Overexpression of one gene and observation of the other genes that are estimated to have regulatory relationships are widely used methods for the validation of regulatory relationships. DNA transfection and subsequent polymerase chain reaction experiments for the identification of gene expression changes allow researchers to decide whether a gene is indeed related to the changes in expressions of the other genes that are known to be regulated by that gene. Using siRNA is another method for perturbation of gene expression
[41]. The length of siRNA ranges from 21 to 23 nucleotides, and it is easy to use compared with the previously mentioned transfection method. If an siRNA acts on one gene, then the expression of other genes that have regulatory relationships with that gene tends to change. Recently, clustered regularly interspaced short palindromic repeats (CRISPR) technology has been applied to gene perturbation experiments. CRISPR technology knocks down gene expression through complementary base-pairing of a single guide RNA. Similar to siRNA experiments, regulatory relationships between genes can be identified by gene perturbation using CRISPR technology
[42].
3. Conclusions
The widely used pairwise measures are CC and MI, and their interpretation is performed with GO in many cases. Since significant co-expression does not guarantee a regulatory relationship, it should be validated with other information. As multivariate measures, the GGM, BN, and MRF are frequently applied. The concepts of the models are different, but they consider multiple variables when determining regulatory relationships between two variables, and inference of regulatory relationships is possible. The supervised approach is performed with the application of linear regression or classification models, and biological knowledge is integrated through weights in the regression model or into a classification model as information for deciding whether genes have a regulatory relationship or not.

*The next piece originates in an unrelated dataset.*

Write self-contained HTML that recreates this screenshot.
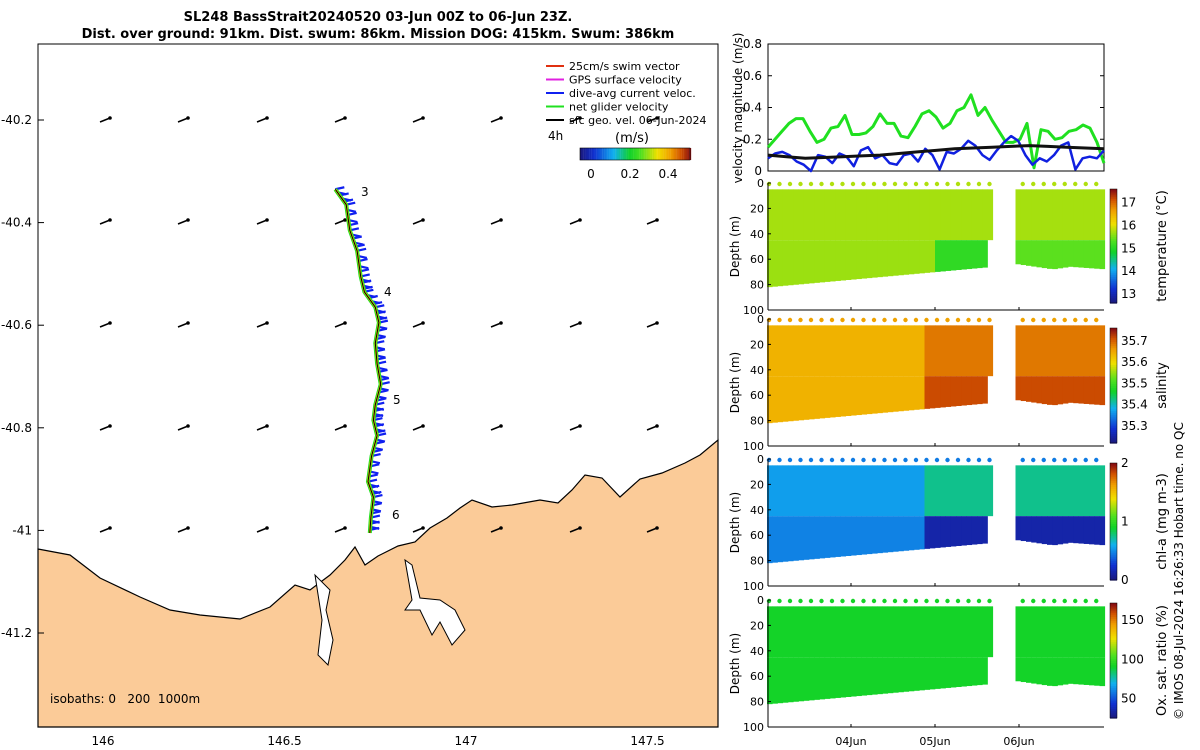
<!DOCTYPE html>
<html><head><meta charset="utf-8"><style>
html,body{margin:0;padding:0;background:#fff}
svg{display:block;font-family:"DejaVu Sans","Liberation Sans",sans-serif}
text{white-space:pre}
</style></head><body>
<svg id="s" width="1200" height="750" viewBox="0 0 1200 750">
<text x="378" y="21" font-size="13" font-weight="bold" text-anchor="middle">SL248 BassStrait20240520 03-Jun 00Z to 06-Jun 23Z.</text>
<text x="378" y="38" font-size="13" font-weight="bold" text-anchor="middle">Dist. over ground: 91km. Dist. swum: 86km. Mission DOG: 415km. Swum: 386km</text>
<g id="map"></g>
<g id="right"></g>
<text transform="translate(1183,720) rotate(-90)" font-size="12">© IMOS 08-Jul-2024 16:26:33 Hobart time. no QC</text>
</svg>
<script>
// ---------- data ----------
const lonTicks=[146,146.5,147,147.5];
const latTicks=[-40.2,-40.4,-40.6,-40.8,-41,-41.2];
const latLabels=['-40.2','-40.4','-40.6','-40.8','-41','-41.2'];
const trackLon=[146.64,146.67,146.68,146.7,146.71,146.72,146.75,146.76,146.75,146.755,146.765,146.75,146.745,146.755,146.74,146.73,146.745,146.738,146.735];
const trackLat=[-40.335,-40.365,-40.415,-40.455,-40.505,-40.535,-40.565,-40.595,-40.635,-40.675,-40.715,-40.755,-40.785,-40.815,-40.855,-40.905,-40.935,-40.975,-41.005];
const velGreen=[0.15,0.2,0.25,0.3,0.33,0.33,0.25,0.18,0.2,0.27,0.28,0.35,0.23,0.23,0.24,0.28,0.36,0.3,0.3,0.22,0.21,0.28,0.36,0.38,0.34,0.27,0.3,0.38,0.4,0.48,0.35,0.4,0.32,0.25,0.18,0.18,0.2,0.3,0.02,0.26,0.25,0.2,0.21,0.25,0.26,0.29,0.27,0.18,0.05];
const velBlue=[0.08,0.11,0.12,0.1,0.06,0.04,0.0,0.1,0.09,0.05,0.11,0.09,0.03,0.13,0.15,0.08,0.1,0.05,0.04,0.1,0.11,0.06,0.14,0.1,0.01,0.12,0.11,0.14,0.19,0.16,0.1,0.07,0.13,0.18,0.22,0.19,0.1,0.04,0.08,0.06,0.1,0.16,0.18,0.01,0.08,0.09,0.08,0.13];
const velBlack=[0.1,0.09,0.08,0.085,0.09,0.095,0.1,0.11,0.12,0.13,0.14,0.145,0.15,0.155,0.16,0.155,0.15,0.145,0.14];
const dayTicks=['04Jun','05Jun','06Jun'];
const profTimes=[];for(let t=0;t<=63;t+=1.5)profTimes.push(t);for(let t=71;t<=96;t+=1.5)profTimes.push(t);
const bottomStart=[82,80,78,76,74,72,70,68,66];
const bottomEnd=[64,66,68,66,67,68];
const tempTop=15.75, tempBot1=15.7, tempBot2=15.1, tempSec2Top=15.75, tempSec2Bot=15.4;
const salTop1=35.645, salTop2=35.69, salBot2=35.72;
const chlTop1=0.55, chlTop2=0.75, chlBot2=0.12;
const oxVal=92;
const dotTemp=15.8, dotSal=35.66, dotChl=0.45, dotOx=92;

// ---------- helpers ----------
const NS='http://www.w3.org/2000/svg';
function el(tag,attrs,parent,txt){const e=document.createElementNS(NS,tag);for(const k in attrs)e.setAttribute(k,attrs[k]);if(txt!==undefined)e.textContent=txt;parent.appendChild(e);return e;}
const stops=[[0,[26,26,128]],[0.12,[16,48,208]],[0.3,[16,176,240]],[0.45,[16,210,40]],[0.55,[80,224,32]],[0.7,[240,224,0]],[0.82,[240,160,0]],[0.92,[208,80,0]],[1,[138,16,16]]];
function cmap(f){f=Math.max(0,Math.min(1,f));for(let i=1;i<stops.length;i++){if(f<=stops[i][0]){const a=stops[i-1],b=stops[i],u=(f-a[0])/(b[0]-a[0]);return 'rgb('+a[1].map((v,j)=>Math.round(v+(b[1][j]-v)*u)).join(',')+')';}}return 'rgb(138,16,16)';}

// ---------- map ----------
const map=document.getElementById('map');
const X=lon=>103+(lon-146)*363;
const Y=lat=>120+(-40.2-lat)*513;
el('rect',{x:38,y:44,width:680,height:683,fill:'#fff'},map);
const land=el('path',{d:'M38,549 L70,555 L100,578 L140,597 L170,610 L200,615 L240,619 L270,607 L295,585 L310,590 L330,575 L345,560 L355,547 L365,565 L378,556 L398,546 L415,542 L430,528 L447,518 L460,508 L472,500 L492,507 L512,505 L540,500 L558,503 L572,490 L585,475 L602,478 L620,497 L640,479 L662,473 L685,463 L700,455 L718,440 L718,727 L38,727 Z',fill:'#fbcb98',stroke:'#000','stroke-width':1.2},map);


el('path',{d:'M315,575 L322,620 L318,655 L328,665 L333,640 L326,610 L330,590 Z',fill:'#fff',stroke:'#000','stroke-width':1},map);
el('path',{d:'M405,560 L412,600 L405,610 L420,610 L432,635 L440,622 L452,645 L465,630 L455,610 L440,600 L420,598 L412,565 Z',fill:'#fff',stroke:'#000','stroke-width':1},map);
el('rect',{x:38,y:44,width:680,height:683,fill:'none',stroke:'#000','stroke-width':1},map);
lonTicks.forEach(l=>{el('text',{x:X(l),y:745,'font-size':12,'text-anchor':'middle'},map,String(l));});
latTicks.forEach((l,i)=>{el('line',{x1:38,x2:44,y1:Y(l),y2:Y(l),stroke:'#000'},map);el('text',{x:32,y:Y(l)+4,'font-size':12,'text-anchor':'end'},map,latLabels[i]);});
[105,183,262,340,418,496,575,652].forEach(x=>[120,222,325,428,530].forEach(y=>{
  el('line',{x1:x-5,y1:y+2,x2:x+5,y2:y-2,stroke:'#000','stroke-width':1.5},map);
  el('circle',{cx:x+5,cy:y-2,r:1.8,fill:'#000'},map);
}));
const pts=trackLon.map((l,i)=>[X(l),Y(trackLat[i])]);
for(let i=0;i<pts.length-1;i++){const [x1,y1]=pts[i],[x2,y2]=pts[i+1];
  for(let k=0;k<5;k++){const u=k/5,x=x1+(x2-x1)*u,y=y1+(y2-y1)*u;el('line',{x1:x,y1:y,x2:x+9,y2:y-2+(k%2)*4,stroke:'#1020f0','stroke-width':2.2},map);}}
const path=pts.map((p,i)=>(i?'L':'M')+p[0].toFixed(1)+','+p[1].toFixed(1)).join(' ');
el('path',{d:path,fill:'none',stroke:'#20e020','stroke-width':4},map);
el('path',{d:path,fill:'none',stroke:'#f0c000','stroke-width':2},map);
el('path',{d:path,fill:'none',stroke:'#000','stroke-width':1},map);
[['3',361,196],['4',384,296],['5',393,404],['6',392,519]].forEach(a=>el('text',{x:a[1],y:a[2],'font-size':12},map,a[0]));
const leg=[['25cm/s swim vector','#e03010'],['GPS surface velocity','#e020e0'],['dive-avg current veloc.','#1020f0'],['net glider velocity','#20e020'],['sfc geo. vel. 06-Jun-2024','#000']];
leg.forEach((L,i)=>{const y=66+i*13.5;el('line',{x1:546,x2:564,y1:y,y2:y,stroke:L[1],'stroke-width':2},map);el('text',{x:569,y:y+4,'font-size':11},map,L[0]);});
el('text',{x:548,y:140,'font-size':12},map,'4h');
el('text',{x:615,y:142,'font-size':13},map,'(m/s)');
for(let i=0;i<60;i++)el('rect',{x:580+i*1.85,y:148,width:2,height:12,fill:cmap(i/59)},map);
el('rect',{x:580,y:148,width:110,height:12,fill:'none',stroke:'#000','stroke-width':0.6},map);
[['0',591],['0.2',630],['0.4',668]].forEach(t=>el('text',{x:t[1],y:178,'font-size':12,'text-anchor':'middle'},map,t[0]));
el('text',{x:50,y:703,'font-size':12},map,'isobaths: 0   200  1000m');

// ---------- right panels ----------
const R=document.getElementById('right');
const T=h=>767+h/24*84;
const vx0=768,vx1=1104,vy0=44,vy1=171;
const VY=v=>vy1-(v/0.8)*(vy1-vy0);
el('rect',{x:vx0,y:vy0,width:vx1-vx0,height:vy1-vy0,fill:'#fff',stroke:'#000'},R);
[0,0.2,0.4,0.6,0.8].forEach(v=>{el('text',{x:762,y:VY(v)+4,'font-size':12,'text-anchor':'end'},R,String(v));el('line',{x1:vx0,x2:vx0+4,y1:VY(v),y2:VY(v),stroke:'#000'},R);el('line',{x1:vx1,x2:vx1-4,y1:VY(v),y2:VY(v),stroke:'#000'},R);});
el('text',{transform:'translate(742,108) rotate(-90)','font-size':12,'text-anchor':'middle'},R,'velocity magnitude (m/s)');
function series(arr,col,w){const n=arr.length;const d=arr.map((v,i)=>(i?'L':'M')+(vx0+i/(n-1)*(vx1-vx0)).toFixed(1)+','+VY(v).toFixed(1)).join(' ');return el('path',{d:d,fill:'none',stroke:col,'stroke-width':w,'stroke-linejoin':'round'},R);}
const gS=series(velGreen,'#20e020',3);
const bS=series(velBlue,'#1020e0',2.5);
const kS=series(velBlack,'#111',3);

const panels=[
 {y0:183,cb:[189,303],min:12.6,max:17.6,ticks:[13,14,15,16,17],label:'temperature (°C)',name:'temperature',
  top:t=>t<63?tempTop:tempSec2Top,bot:t=>t<48?tempBot1:(t<63?tempBot2:tempSec2Bot),dot:dotTemp},
 {y0:319,cb:[328,443],min:35.22,max:35.76,ticks:[35.3,35.4,35.5,35.6,35.7],label:'salinity',name:'salinity',
  top:t=>t<45?salTop1:salTop2,bot:t=>t<45?salTop1:salBot2,dot:dotSal},
 {y0:459,cb:[463,580],min:0,max:2,ticks:[0,1,2],label:'chl-a (mg m-3)',name:'chlorophyll',
  top:t=>t<45?chlTop1:chlTop2,bot:t=>t<45?chlTop1-0.08:chlBot2,dot:dotChl},
 {y0:600,cb:[603,718],min:25,max:172,ticks:[50,100,150],label:'Ox. sat. ratio (%)',name:'oxygen',
  top:t=>oxVal,bot:t=>oxVal,dot:dotOx}
];
const PH=127;
function bottom(t){if(t<63){const i=Math.min(bottomStart.length-2,Math.floor(t/8));const u=(t-i*8)/8;return bottomStart[i]+(bottomStart[i+1]-bottomStart[i])*Math.min(1,u);}const k=(t-71)/5;const i=Math.min(bottomEnd.length-2,Math.floor(k));return bottomEnd[i]+(bottomEnd[i+1]-bottomEnd[i])*(k-i);}
panels.forEach(P=>{
  const g=el('g',{},R);
  
  
  const DY=d=>P.y0+d/100*PH;
  el('rect',{x:vx0,y:P.y0,width:vx1-vx0,height:PH,fill:'#fff'},g);
  const f=v=>(v-P.min)/(P.max-P.min);
  profTimes.forEach(t=>{
    const x=T(t),w=84/24*1.6,b=bottom(t);
    el('rect',{x:x,y:DY(5),width:w,height:DY(45)-DY(5),fill:cmap(f(P.top(t)))},g);
    el('rect',{x:x,y:DY(45),width:w,height:DY(b)-DY(45),fill:cmap(f(P.bot(t)))},g);
  });
  profTimes.filter((t,i)=>i%2===0).forEach(t=>el('circle',{cx:T(t)+2,cy:DY(0)+1,r:2.2,fill:cmap(f(P.dot))},g));
  el('line',{x1:vx0,x2:vx0,y1:P.y0,y2:P.y0+PH,stroke:'#000'},g);
  el('line',{x1:vx0,x2:vx1,y1:P.y0+PH,y2:P.y0+PH,stroke:'#000'},g);
  [0,20,40,60,80,100].forEach(d=>{el('text',{x:764,y:DY(d)+4,'font-size':11,'text-anchor':'end'},g,String(d));el('line',{x1:vx0,x2:vx0+3,y1:DY(d),y2:DY(d),stroke:'#000'},g);});
  el('text',{transform:'translate(739,'+(P.y0+PH/2)+') rotate(-90)','font-size':12,'text-anchor':'middle'},g,'Depth (m)');
  [1,2,3].forEach(d=>el('line',{x1:767+d*84,x2:767+d*84,y1:P.y0+PH,y2:P.y0+PH-3,stroke:'#000'},g));
  const [c0,c1]=P.cb;const n=60;
  for(let i=0;i<n;i++)el('rect',{x:1110,y:c1-(i+1)*(c1-c0)/n,width:7,height:(c1-c0)/n+0.6,fill:cmap(i/(n-1))},g);
  el('rect',{x:1110,y:c0,width:7,height:c1-c0,fill:'none',stroke:'#000','stroke-width':0.5},g);
  P.ticks.forEach(v=>{const y=c1-f(v)*(c1-c0);el('text',{x:1121,y:y+4,'font-size':12},g,String(v));});
  el('text',{transform:'translate(1166,'+((c0+c1)/2)+') rotate(-90)','font-size':13,'text-anchor':'middle'},g,P.label);
});
dayTicks.forEach((d,i)=>el('text',{x:767+(i+1)*84,y:745,'font-size':11,'text-anchor':'middle'},R,d));
</script>
</body></html>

Considering the methodologies used in the publications, there are issues that should be considered in the GRN analysis of cancer transcriptomics data. First, although several GRN inference methods have been developed, few methods that can be used for identifying cancer-specific GRNs are available. Most of the methods are applicable to transcriptomics data regardless of whether the data are generated from cancerous or non-cancerous samples. As the rewiring of GRNs is a characteristic feature of cancer, the deviation from normal GRNs should be estimated in studies on GRNs using cancer transcriptomics data. Second, because canonical knowledge of gene regulatory interactions may not be valid in cancer, it is necessary to provide cancer-specific genetic regulatory evidence, which needs to be collected in databases, and a testing procedure deciding whether the estimated GRN is valid given information from the databases. Third, even cancer of the same type or stage can have a heterogeneous nature, which indicates the necessity of developing methods for the inference of heterogeneous GRNs from cancer transcriptomics data. Finally, more research about integrative methods for multiomics data is required for accurate estimation of GRNs in cancer.